Bill sponsor state Rep. Chris Freeland, R-Benton, said it’s a response to the Marshall County High School shooting.

“There are photographs and videos associated with this shooting case that have absolutely no business being in the public domain,” Marshall County attorney Jason Darnall said. “The Holt and Cope families have been victimized by an unimaginable tragedy. There’s no justifiable reason to subject them to more suffering by the prospect of these photographs and videos being disseminated around the world to anyone with internet access.”

Brian Cope, the father of one of the victims, said he was mortified to see video of a recent school shooting in Texas on the evening news.

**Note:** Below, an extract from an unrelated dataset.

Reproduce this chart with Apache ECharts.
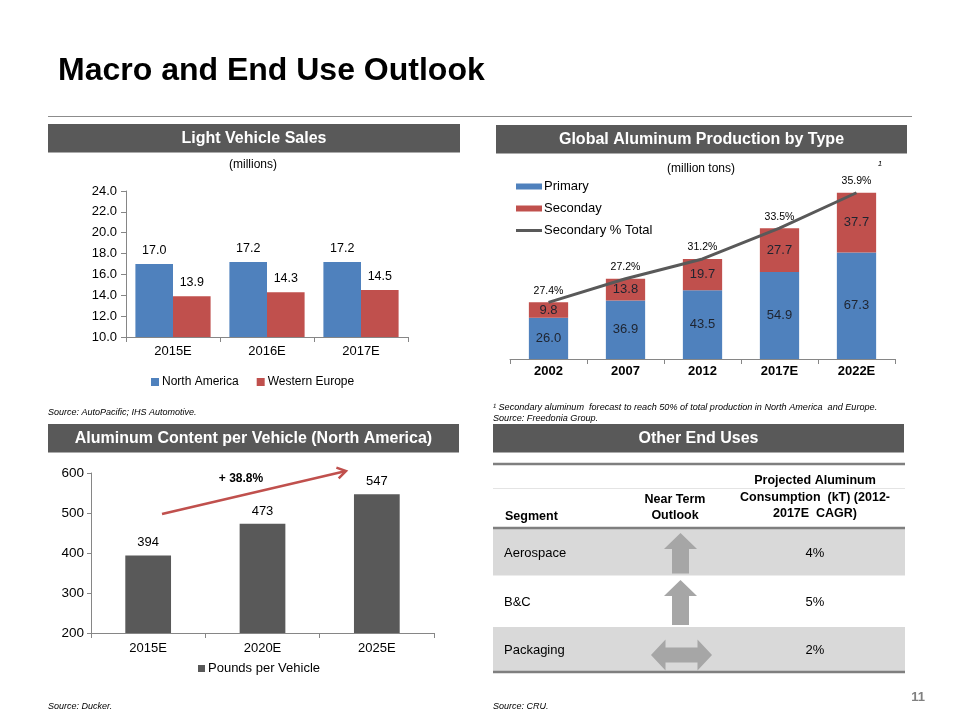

“We were stunned and shocked to watch on TV, on the news, the gunman shooting those victims. I turned the TV off immediately and began to pray for those families,” Cope said. “And I know what they’re going through in losing their loved ones. It’s hard enough, but to have to see what they see forever, and you can go on any media, you can go on YouTube, and it’s not right.”

Brian Cope, father of a Marshall County shooting victim, speaks before a House committee

Opponents of the bill said it goes too far in restricting the public’s view of open trial.

Kentucky Press Association attorney Michael Abate said the open records law ensures the right to a fair trial for both the victims and the suspects by shining a light on the proceedings.

He expects the bill to be challenged in court immediately.

State Rep. Kelly Flood, D-Lexington, tied the issue to gun control.

She said Republicans have found a new way to avoid he debate by prohibiting images of school shootings from being shown to the public.

“This bill eats at the notion that somehow the public can’t face that which is most dark among our schools. I have to know. We will look,” Flood said. “And in spite of how dangerous a time we live in with this media, but really it’s us, we have to face what’s happening to our children who are being slaughtered with weapons of war.”

The bill passed 14-4 and now moves to the House floor.

A few of its supporters still had reservations about the bill being challenged in court. The only Democrat to vote for it, state Rep. Joe Graviss, said he actually hopes the courts will decide the issue.